What’s on my tablet?
In my last article, I referred to a PC World writer who said that the most important thing about a tablet wasn’t the manufacturer but the operating system. And I mentioned that I bought an Android device despite the iPad, which runs Apple’s iOS operating system, being the market leader.
Apple was making tablet apps (applications) before Android, so it’s no surprise that the iPad has the advantage here. That said, I’ve been pretty pleased with the apps I’ve found in the month I’ve been carrying the Galaxy Tab. Here’s what I use most of the time:
- Browsers: the tablet comes with its own browser, and versions of Firefox and Opera are available. I typically load four browsers onto my PCs, but so far I haven’t reached a conclusion on how many I’d want on the tablet
- OverDrive is a program that allows me to read free ebooks from the libraries where I have user accounts. So far, I’ve read the second and third novels from Stieg Larsson’s Millennium trilogy, and I’m reading Scout, Atticus, and Boo (a celebration of To Kill a Mockingbird on its 60th anniversary). And they’re, oh yes–free.
- The Plain Dealer has a pretty nice news feeder. Yes, the PD makes me crazy sometimes, but I also see the Columbus Dispatch on my home computer, and believe me, it’s even more infuriating. I’ve been traveling a lot in the past month, and it’s wonderful to be able to bring up the hometown newspaper first thing in the morning.
- The phone came with apps for Kindle and Nook. The only purchase I’ve actually made was a bible for Kindle, which had the one I wanted while Nook did not.
- I use a service called Dropbox, which allows me to synchronize files among several different computers and the tablet. Also dandy for photo sharing.
- NPR has its own app, and Winamp provides a service called Shoutcast. Either one can get me WKSU; the NPR app can get me WCPN.
- Pandora is a free “internet radio” service that allows you to custom-design your own radio “stations” that feed music chosen to your specifications.
- I’m still finding the best use of the calendar, contact, and email apps. The email app is good for checking email, but these devices aren’t really designed for writing emails. And although I can check my calendar and contacts, I don’t feel confident yet using the device as the main storage for those critical items.
- I am a church organist, and I’ve downloaded a free metronome app–but I haven’t yet depended on it during a practice or a service. And I loaded a piano app, but so far its main use has been to entertain my grandchildren.
- And since I have grandchildren, of course I have games: including the ubiquitous Angry Birds and a Tetris derivative called Pentris.
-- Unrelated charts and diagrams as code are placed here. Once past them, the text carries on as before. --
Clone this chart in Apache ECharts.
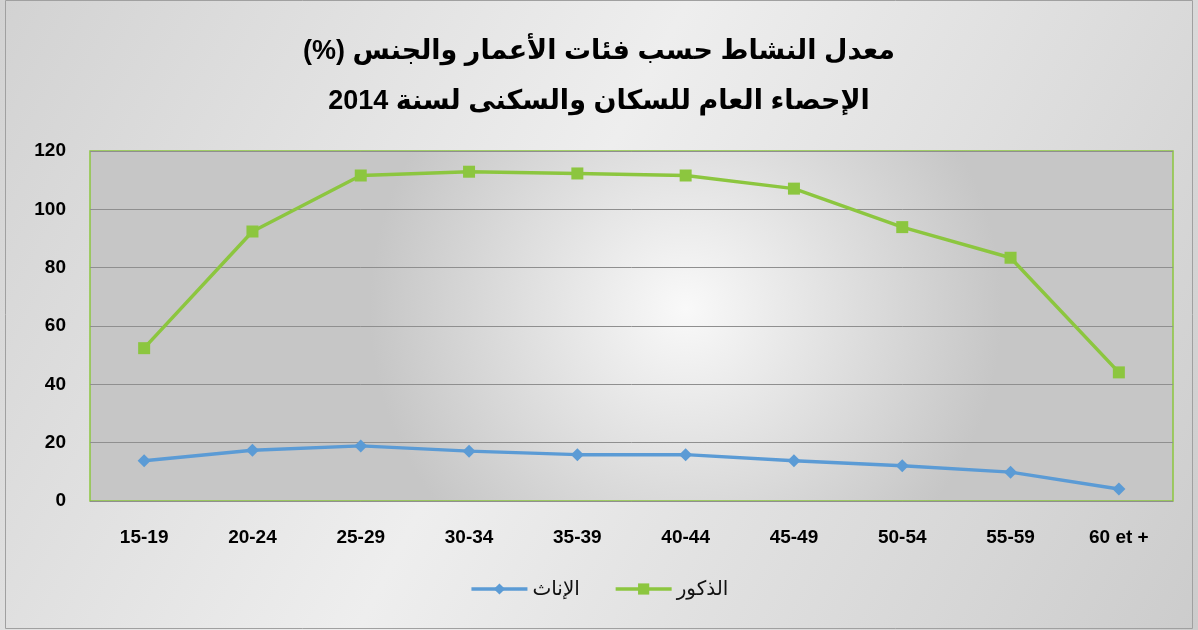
<!DOCTYPE html>
<html>
<head>
<meta charset="utf-8">
<script src="https://cdn.jsdelivr.net/npm/echarts@6/dist/echarts.min.js"></script>
<style>
  html, body { margin: 0; padding: 0; }
  #chart { width: 1198px; height: 630px; }
</style>
</head>
<body>
<div id="chart"></div>
<script>
// tranches d'âge
var categories = ["15-19", "20-24", "25-29", "30-34", "35-39", "40-44", "45-49", "50-54", "55-59", "60 et +"];
var females = [13.8, 17.4, 18.9, 17.1, 15.9, 15.9, 13.8, 12.1, 9.9, 4.1];
var males = [52.4, 92.4, 111.6, 112.9, 112.3, 111.6, 107.1, 93.9, 83.4, 44.1];
var yTicks = [0, 20, 40, 60, 80, 100, 120];

var font = "'Liberation Sans', 'DejaVu Sans', Arial, sans-serif";

var chart = echarts.init(document.getElementById("chart"));

var option = {
  backgroundColor: {
    type: "linear", x: 0, y: 0, x2: 1, y2: 1,
    colorStops: [
      { offset: 0, color: "#d2d2d2" },
      { offset: 0.45, color: "#eeeeee" },
      { offset: 1, color: "#cccccc" }
    ]
  },
  textStyle: { fontFamily: font },
  title: {
    // \u200F keeps "(%)" at the end of the right-to-left line
    text: "معدل النشاط حسب فئات الأعمار والجنس (%)\u200F\nالإحصاء العام للسكان والسكنى لسنة 2014",
    left: "center",
    top: 22,
    textStyle: {
      fontFamily: font,
      fontSize: 27,
      fontWeight: "bold",
      color: "#000",
      lineHeight: 50
    }
  },
  legend: {
    data: ["الإناث", "الذكور"],
    bottom: 26,
    left: "center",
    itemWidth: 56,
    itemHeight: 14,
    itemGap: 34,
    lineStyle: { width: 3.5 },
    textStyle: { fontFamily: font, fontSize: 20, color: "#111" }
  },
  grid: {
    left: 90,
    right: 25,
    top: 151,
    bottom: 129,
    show: true,
    borderColor: "#8cc63f",
    borderWidth: 1.5,
    backgroundColor: {
      type: "radial", x: 0.55, y: 0.45, r: 0.9,
      colorStops: [
        { offset: 0, color: "#f9f9f9" },
        { offset: 1, color: "#c6c6c6" }
      ]
    }
  },
  xAxis: {
    type: "category",
    data: categories,
    boundaryGap: true,
    axisLine: { show: false },
    axisTick: { show: false },
    axisLabel: {
      margin: 27,
      fontFamily: font,
      fontSize: 19,
      fontWeight: "bold",
      color: "#000"
    }
  },
  yAxis: {
    type: "value",
    min: yTicks[0],
    max: yTicks[yTicks.length - 1],
    interval: 20,
    axisLine: { show: false },
    axisTick: { show: false },
    axisLabel: {
      margin: 24,
      fontFamily: font,
      fontSize: 19,
      fontWeight: "bold",
      color: "#000"
    },
    splitLine: { lineStyle: { color: "#8f8f8f", width: 1 } }
  },
  series: [
    {
      name: "الإناث",
      type: "line",
      data: females,
      symbol: "diamond",
      symbolSize: 13,
      lineStyle: { color: "#5b9bd5", width: 3.5 },
      itemStyle: { color: "#5b9bd5" }
    },
    {
      name: "الذكور",
      type: "line",
      data: males,
      symbol: "rect",
      symbolSize: 12,
      lineStyle: { color: "#8cc63f", width: 3.5 },
      itemStyle: { color: "#8cc63f" }
    }
  ],
  graphic: [
    {
      type: "rect",
      shape: { x: 5.5, y: 0.5, width: 1187, height: 628 },
      style: { fill: "none", stroke: "#a0a0a0", lineWidth: 1 },
      silent: true
    }
  ]
};

chart.setOption(option);
</script>
</body>
</html>
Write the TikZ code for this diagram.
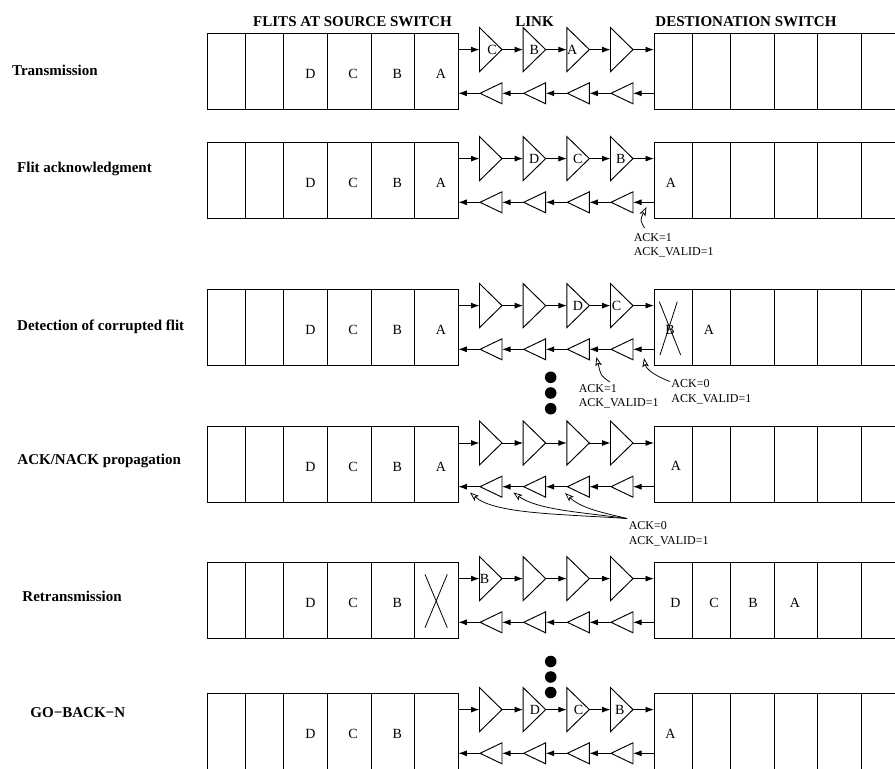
\documentclass[tikz,border=0pt]{standalone}
\usepackage{fontspec}
\setmainfont{Liberation Serif}
\usetikzlibrary{arrows.meta}
\tikzset{
  cell/.style={draw, inner sep=0pt, outer sep=0pt, minimum height=76pt, anchor=north west},
  tri/.style={draw, line join=miter},
  flow/.style={-{Latex[length=8.5pt,width=6pt]}},
  note/.style={-{Stealth[open,length=9pt,width=6.5pt,inset=2pt]}, line width=0.75pt},
  lbl/.style={font=\fontsize{15}{18}\selectfont\bfseries, inner sep=0pt},
  flit/.style={font=\fontsize{14}{16}\selectfont, inner sep=0pt},
  ann/.style={font=\fontsize{12}{14}\selectfont, inner sep=0pt, anchor=west},
  dotc/.style={fill=black, circle, inner sep=0pt, minimum size=11.6pt},
  crossline/.style={line width=0.8pt},
}
\begin{document}
\begin{tikzpicture}[x=1pt,y=-1pt,line width=0.95pt]
\useasboundingbox (0,0) rectangle (895,769);
\clip (0,0) rectangle (895,769);
% headers
\node[lbl,anchor=base] (h1) at (352.5,26) {FLITS AT SOURCE SWITCH};
\node[lbl,anchor=base] (h2) at (534.5,26) {LINK};
\node[lbl,anchor=base] (h3) at (746,26) {DESTIONATION SWITCH};
% row labels
\node[lbl,anchor=west] (r1) at (11.7,70) {Transmission};
\node[lbl,anchor=west] (r2) at (16.7,169.3) {Flit acknowledgment};
\node[lbl,anchor=west] (r3) at (16.7,326.7) {Detection of corrupted flit};
\node[lbl,anchor=west] (r4) at (17,461) {ACK/NACK propagation};
\node[lbl,anchor=west] (r5) at (22,596) {Retransmission};
\node[lbl,anchor=west] (r6) at (30,713) {GO−BACK−N};
% rows
\foreach \rw/\ty in {1/33.3,2/142.3,3/289.3,4/426.7,5/562.3,6/693.3}{
  \pgfmathsetmacro\fy{\ty+16.3}
  \pgfmathsetmacro\by{\ty+60}
  \foreach \ci/\cx/\cw in {1/207.3/38.4,2/245.7/38,3/283.7/43.6,4/327.3/43.7,5/371/43.7,6/414.7/43.6}
    \node[cell,minimum width=\cw pt] (s\rw c\ci) at (\cx,\ty) {};
  \foreach \ci/\cx/\cw in {1/654/38.3,2/692.3/38.2,3/730.5/43.7,4/774.2/43.5,5/817.7/44,6/861.7/43.6}
    \node[cell,minimum width=\cw pt] (d\rw c\ci) at (\cx,\ty) {};
  \foreach \k in {0,1,2,3}{
    \pgfmathsetmacro\fb{479.5+43.67*\k}
    \pgfmathsetmacro\bt{480+43.67*\k}
    \draw[tri] (\fb,\fy-22) -- (\fb+22.5,\fy) -- (\fb,\fy+22) -- cycle;
    \draw[tri] (\bt+22,\by-10.5) -- (\bt,\by) -- (\bt+22,\by+10.5) -- cycle;
    \coordinate (fb\rw\k) at (\fb,\fy);
    \coordinate (ft\rw\k) at (\fb+22.5,\fy);
    \coordinate (bb\rw\k) at (\bt+22,\by);
    \coordinate (bt\rw\k) at (\bt,\by);
  }
  \draw[flow] (s\rw c6.east |- fb\rw0) -- (fb\rw0);
  \foreach \k/\n in {0/1,1/2,2/3} \draw[flow] (ft\rw\k) -- (fb\rw\n);
  \draw[flow] (ft\rw3) -- (d\rw c1.west |- ft\rw3);
  \draw[flow] (d\rw c1.west |- bb\rw3) -- (bb\rw3);
  \foreach \k/\n in {3/2,2/1,1/0} \draw[flow] (bt\rw\k) -- (bb\rw\n);
  \draw[flow] (bt\rw0) -- (s\rw c6.east |- bt\rw0);
}
% source letters
\foreach \rw in {1,2,3,4,5,6}{
  \node[flit] (sD\rw) at ([xshift=5pt,yshift=-2.4pt]s\rw c3.center) {D};
  \node[flit] (sC\rw) at ([xshift=4pt,yshift=-2.4pt]s\rw c4.center) {C};
  \node[flit] (sB\rw) at ([xshift=4.5pt,yshift=-2.4pt]s\rw c5.center) {B};
}
\foreach \rw in {1,2,3,4}
  \node[flit] (sA\rw) at ([xshift=4.5pt,yshift=-2.4pt]s\rw c6.center) {A};
% link letters
\node[flit] (l1C) at ([xshift=12.6pt]fb10) {C};
\node[flit] (l1B) at ([xshift=11pt]fb11) {B};
\node[flit] (l1A) at ([xshift=5.4pt]fb12) {A};
\node[flit] (l2D) at ([xshift=11pt]fb21) {D};
\node[flit] (l2C) at ([xshift=11pt]fb22) {C};
\node[flit] (l2B) at ([xshift=10.3pt]fb23) {B};
\node[flit] (l3D) at ([xshift=11pt]fb32) {D};
\node[flit] (l3C) at ([xshift=6pt]fb33) {C};
\node[flit] (l5B) at ([xshift=5pt]fb50) {B};
\node[flit] (l6D) at ([xshift=11.7pt]fb61) {D};
\node[flit] (l6C) at ([xshift=11.6pt]fb62) {C};
\node[flit] (l6B) at ([xshift=9.3pt]fb63) {B};
% destination letters
\node[flit] (d2A) at (671,182.7) {A};
\node[flit] (d3B) at (670,330) {B};
\node[flit] (d3A) at (709,330) {A};
\node[flit] (d4A) at (676,465.7) {A};
\node[flit] (d5D) at (675.5,602.7) {D};
\node[flit] (d5C) at (714,602.7) {C};
\node[flit] (d5B) at (753,602.7) {B};
\node[flit] (d5A) at (795,602.7) {A};
\node[flit] (d6A) at (670.5,734) {A};
% crosses
\draw[crossline] (659.3,301.7) -- (680.7,355);
\draw[crossline] (677.3,301.7) -- (660,355);
\draw[crossline] (425,574.3) -- (447.3,627.7);
\draw[crossline] (447.3,574.3) -- (425,627.7);
% dots
\foreach \j/\yy in {1/377.3,2/393,3/408.7,4/661.5,5/677,6/692.5}
  \node[dotc] (dot\j) at (550.7,\yy) {};
% annotations row 2
\node[ann] (a2a) at (633.3,237.7) {ACK=1};
\node[ann] (a2b) at (633.3,252.5) {ACK\_VALID=1};
\coordinate (a2s) at (644.5,228);
\coordinate (a2t) at (646.5,207);
\draw[note] (a2s) .. controls (640,220) .. (a2t);
% annotations row 3
\node[ann] (a3a) at (578.3,388.3) {ACK=1};
\node[ann] (a3b) at (578.3,403.5) {ACK\_VALID=1};
\node[ann] (a3c) at (671,384) {ACK=0};
\node[ann] (a3d) at (671,399) {ACK\_VALID=1};
\coordinate (a3s1) at (610,382);
\coordinate (a3t1) at (596.5,357);
\coordinate (a3s2) at (670,381.5);
\coordinate (a3t2) at (644,358);
\draw[note] (a3s1) .. controls (601,376) .. (a3t1);
\draw[note] (a3s2) .. controls (655,376) and (646,369) .. (a3t2);
% annotations row 4
\node[ann] (a4a) at (628.3,526) {ACK=0};
\node[ann] (a4b) at (628.3,541.7) {ACK\_VALID=1};
\coordinate (a4s) at (627,518.5);
\coordinate (a4t1) at (470,492.5);
\coordinate (a4t2) at (513.3,492.5);
\coordinate (a4t3) at (565,493);
\draw[note] (a4s) .. controls (560,514) and (495,514) .. (a4t1);
\draw[note] (a4s) .. controls (580,512) and (538,510) .. (a4t2);
\draw[note] (a4s) .. controls (605,513) and (582,509) .. (a4t3);
\end{tikzpicture}
\end{document}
- I also sometimes serve as a parliamentarian, so the stopwatch app should be helpful when I need to time speeches. While there is a RONR (Robert’s Rules of Order Newly Revised) version for PC, there doesn’t seem to be one for tablet, at least not on Android. (I assume I could buy a Kindle or Nook edition of the book, but I haven’t tried that yet.)
- IMDB (the Internet Movie Database) is great for quickly settling those questions about the cast, director, etc., that arise while you’re watching a movie.
- With all its limitations, Wikipedia is still pretty handy for quick, general research.
There are, evidently, several Android app stores; so far I’ve only used the one that came on the device. And so far I haven’t actually purchased any apps: the free versions have been sufficient for my needs, and they serve as nice ways to evaluate an app before buying it.
My biggest disappointment is the absence of a Skype video chat function. I hear that Skype claims they will be offering one soon, but who knows how long that will be?
I found a nice online article that offers a comparison of the apps offered by iOS and Android. (Be aware that not all Android is the same: there are several editions, and my Galaxy didn’t come with the more capable version 3; so far that hasn’t been a limitation.) It appears that iOS has the edge in entertainment capabilities right now.
I’m an enthusiastic reader of PC World, and their article on Android apps from August 2010 is online; but it’s pretty outdated by now.
To get the most recent information if you get an Android tablet, just try typing “Android apps” into a search engine, and you’ll find plenty of apps, and also plenty of articles reviewing apps. Supposedly both iOS and Android have about 350,000 apps, so the few that I’ve installed are just the beginning.